**Aim of the task:**
Transcribe exactly the lines from the one containing "Give me the matplotlib source for this chart." through the one containing "plt.rcParams['font.family'] = ['Liberation", both included, and leave out any pictures.
=== Materials provided ===
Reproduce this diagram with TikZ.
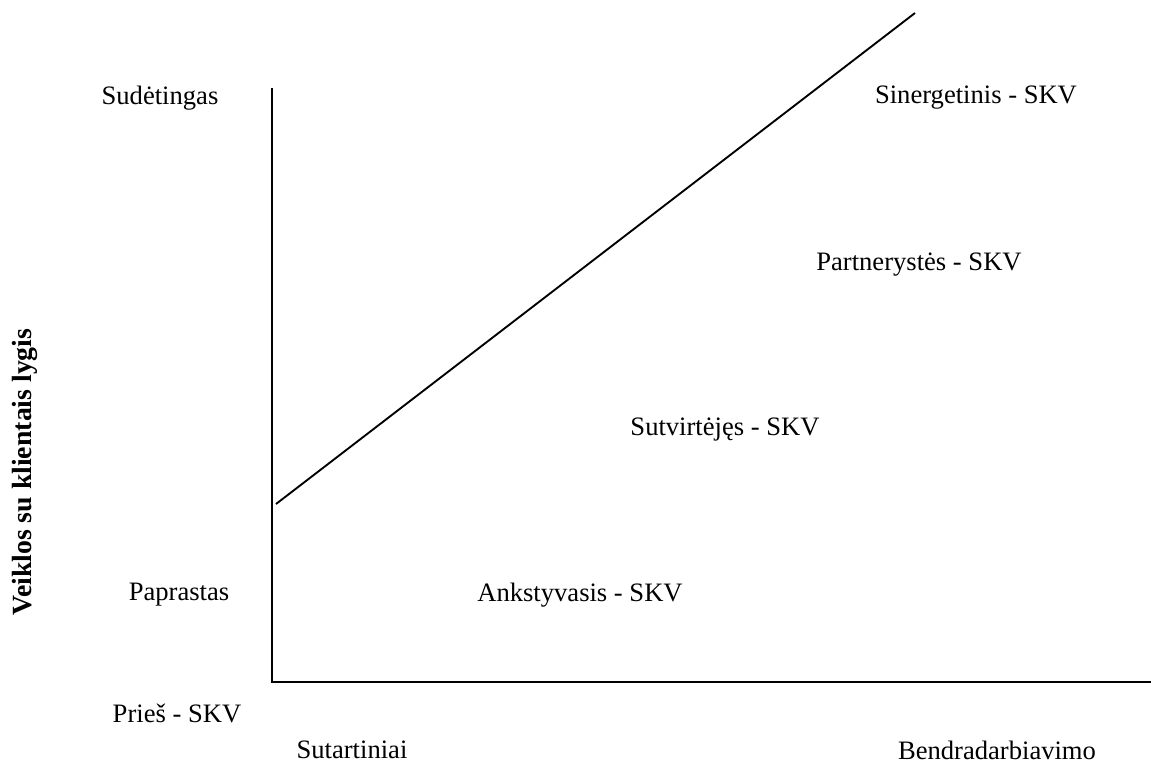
\documentclass[tikz,border=0pt]{standalone}
\usepackage{fontspec}
\setmainfont{Liberation Serif}
\usepackage{tikz}

\begin{document}
\begin{tikzpicture}[x=0.425pt, y=-0.425pt, font=\fontsize{11.3}{13}\selectfont]
      \useasboundingbox (0, 0) rectangle (1151, 764);

      \coordinate (top) at (272, 88);
      \coordinate (origin) at (272, 682);
      \coordinate (right) at (1151, 682);
      \coordinate (start) at (276, 504);
      \coordinate (end) at (915, 13);

      \draw[line width=1.2pt] (top) -- (origin) -- (right);
      \draw[line width=0.8pt] (start) -- (end);

      \node (complex) at (160, 98) {Sudėtingas};
      \node (simple) at (179, 595) {Paprastas};
      \node (pre) at (177, 713) {Prieš - SKV};
      \node[inner sep=0.5pt] (contract) at (352, 750) {Sutartiniai};
      \node[inner sep=0.5pt] (coop) at (997, 750) {Bendradarbiavimo};

      \node (synergy) at (976, 98) {Sinergetinis - SKV};
      \node (partner) at (919, 265) {Partnerystės - SKV};
      \node (strong) at (725, 430) {Sutvirtėjęs - SKV};
      \node (early) at (580, 595) {Ankstyvasis - SKV};

      \node[rotate=90, font=\fontsize{11.8}{14}\selectfont\bfseries] (level) at (25, 472) {Veiklos su klientais lygis};
    \end{tikzpicture}
\end{document}
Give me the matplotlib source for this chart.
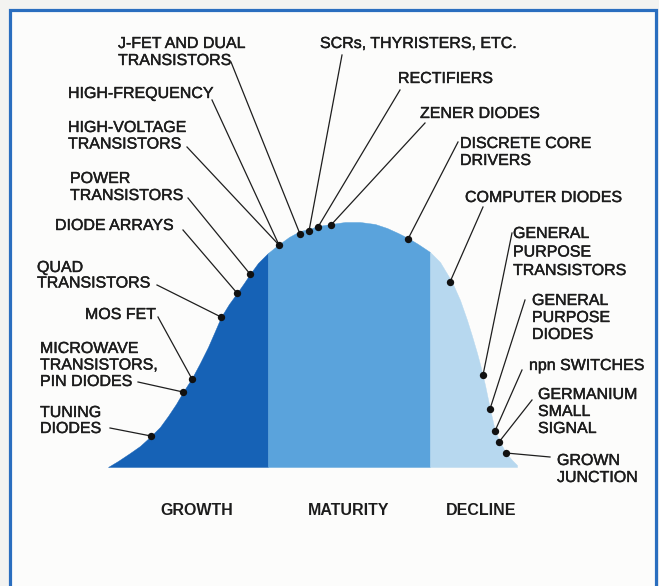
import matplotlib.pyplot as plt
import matplotlib.patheffects as pe
from matplotlib.patches import Rectangle
import numpy as np

plt.rcParams['font.family'] = ['Liberation Sans', 'DejaVu Sans']

# outline of the life-cycle curve, in frame units (y grows downward)
curve_x = [108, 118, 130, 140, 151, 160, 168, 176, 183, 192, 200, 208, 215, 221,
           229, 237, 244, 250, 258, 268, 278, 289, 300, 309, 318, 331, 345, 360,
           375, 387, 398, 408, 418, 430, 440, 452, 460, 467, 472, 477, 481, 485,
           490, 495, 500, 506, 512, 517]
curve_y = [467, 461, 453, 446, 436, 427, 416, 404, 392, 378, 363, 347, 331, 317,
           304, 293, 283, 274, 263, 253, 245, 237, 231, 229, 226, 224, 222, 222,
           224, 228, 233, 238, 244, 252, 262, 282, 300, 320, 336, 353, 368, 385,
           409, 431, 442, 453, 460, 465]
baseline = 467

# stage boundaries along the cycle
phases = ['GROWTH', 'MATURITY', 'DECLINE']
phase_edges = [108, 268, 430, 517]
phase_colors = ['#1662b6', '#5aa3dc', '#b7d8ef']

# product families and where they sit on the curve
dot_x = [151, 183, 192, 221, 237, 250, 279, 300, 309, 318, 331, 408, 450,
         483, 490, 495, 499, 506]
dot_y = [436, 392, 379, 317, 293, 274, 245, 234, 231, 227, 225, 239, 282,
         375, 409, 431, 442, 453]

# label text, left x, first baseline, line pitch, leader start, dot index
labels = [
    ('TUNING\nDIODES', 40, 417, 16, (110, 428), 0),
    ('MICROWAVE\nTRANSISTORS,\nPIN DIODES', 40, 353, 16.5, (138, 382), 1),
    ('MOS FET', 85, 319, 16, (158, 317), 2),
    ('QUAD\nTRANSISTORS', 37, 272, 15.5, (157, 285), 3),
    ('DIODE ARRAYS', 55, 230, 16, (183, 230), 4),
    ('POWER\nTRANSISTORS', 70, 183, 17, (188, 198), 5),
    ('HIGH-VOLTAGE\nTRANSISTORS', 68, 132, 16.5, (187, 147), 6),
    ('HIGH-FREQUENCY', 68, 98, 16, (212, 100), 6),
    ('J-FET AND DUAL\nTRANSISTORS', 118, 48, 17, (231, 62), 7),
    ('SCRs, THYRISTERS, ETC.', 320, 48, 16, (342, 55), 8),
    ('RECTIFIERS', 398, 83, 16, (400, 90), 9),
    ('ZENER DIODES', 420, 118, 16, (425, 123), 10),
    ('DISCRETE CORE\nDRIVERS', 460, 148, 17, (458, 142), 11),
    ('COMPUTER DIODES', 465, 202, 16, (483, 207), 12),
    ('GENERAL\nPURPOSE\nTRANSISTORS', 513, 238, 18.5, (512, 233), 13),
    ('GENERAL\nPURPOSE\nDIODES', 532, 305, 17, (525, 300), 14),
    ('npn SWITCHES', 529, 370, 16, (522, 370), 15),
    ('GERMANIUM\nSMALL\nSIGNAL', 538, 399, 17, (532, 400), 16),
    ('GROWN\nJUNCTION', 557, 465, 17, (550, 457), 17),
]
phase_label_x = [197, 349, 481]
text_color = '#1c1c1c'
heavier = [pe.withStroke(linewidth=0.3, foreground=text_color)]

fig = plt.figure(figsize=(6.59, 5.86), dpi=100, facecolor='#f3f3f1')
ax = fig.add_axes([0, 0, 1, 1])
ax.set_xlim(0, 659)
ax.set_ylim(586, 0)
ax.axis('off')

# blue frame, bottom edge runs off the page
ax.add_patch(Rectangle((10, 10), 646, 600, facecolor='#fcfcfb',
                       edgecolor='#2a6ebf', linewidth=2.3, zorder=0))

cx = np.array(curve_x)
cy = np.array(curve_y)
for i, color in enumerate(phase_colors):
    lo, hi = phase_edges[i], phase_edges[i + 1]
    m = (cx >= lo) & (cx <= hi)
    ax.fill_between(cx[m], cy[m], baseline, color=color, linewidth=0.3,
                    edgecolor=color, zorder=1)

# leader lines and text
for text, lx, ly, pitch, start, k in labels:
    ax.plot([start[0], dot_x[k]], [start[1], dot_y[k]], color='#1e1e1e',
            linewidth=0.9, zorder=2)
    for j, line in enumerate(text.split('\n')):
        ax.text(lx, ly + j * pitch, line, fontsize=11.5, color=text_color,
                ha='left', va='baseline', path_effects=heavier)

ax.scatter(dot_x, dot_y, s=28, color='#111111', zorder=3, linewidths=0)

for name, x in zip(phases, phase_label_x):
    ax.text(x, 515, name, fontsize=11.5, fontweight='bold', color=text_color,
            ha='center', va='baseline')

fig.savefig('out.png', dpi=100, facecolor=fig.get_facecolor())
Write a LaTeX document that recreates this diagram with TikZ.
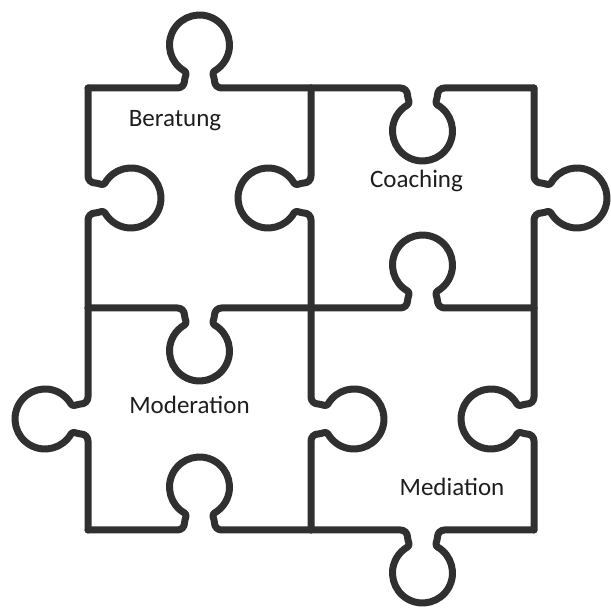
\documentclass[tikz,border=0pt]{standalone}
\usepackage{fontspec}
\setmainfont{Carlito}
\definecolor{edgegray}{HTML}{303030}
\definecolor{textgray}{HTML}{1E1E1E}
% one edge of the puzzle: centre (#1,#2), knob protruding along local +y after rotation #3, half length #4
\newcommand\pzedge[4]{%
  \draw[edge,shift={(#1,#2)},rotate=#3]
    (-#4,0) -- (-22,0) to[out=0,in=-90] (-15,7) to[out=90,in=-30] (-15,17.0)
    arc[start angle=240,end angle=-60,radius=30]
    to[out=210,in=90] (15,7) to[out=-90,in=180] (22,0) -- (#4,0);}
\begin{document}
\begin{tikzpicture}[x=1pt,y=1pt,
  edge/.style={draw=edgegray,line width=7pt,line cap=round,line join=round},
  lbl/.style={font=\fontsize{25}{30}\selectfont,text=textgray,anchor=base,inner sep=0pt}]
\useasboundingbox (0,0) rectangle (611,609);
\fill[white] (0,0) rectangle (611,609);
% top row horizontal edges
\pzedge{199.5}{521}{0}{111.5}
\pzedge{422.5}{521}{180}{111.5}
% middle horizontal edges
\pzedge{199.5}{301}{180}{111.5}
\pzedge{422.5}{301}{0}{111.5}
% bottom horizontal edges
\pzedge{199.5}{79}{0}{111.5}
\pzedge{422.5}{79}{180}{111.5}
% upper vertical edges
\pzedge{88}{411}{-90}{110}
\pzedge{311}{411}{90}{110}
\pzedge{534}{411}{-90}{110}
% lower vertical edges
\pzedge{88}{190}{90}{111}
\pzedge{311}{190}{-90}{111}
\pzedge{534}{190}{90}{111}
% labels
\node[lbl] (beratung) at (175,482) {Beratung};
\node[lbl] (coaching) at (416.5,421) {Coaching};
\node[lbl] (moderation) at (189.5,195) {Moderation};
\node[lbl] (mediation) at (452,113) {Mediation};
\end{tikzpicture}
\end{document}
===
**Correct result:**
Give me the matplotlib source for this chart.
import matplotlib.pyplot as plt
import matplotlib.patheffects as pe
from matplotlib.patches import Rectangle
import numpy as np

plt.rcParams['font.family'] = ['Liberation Sans', 'DejaVu Sans']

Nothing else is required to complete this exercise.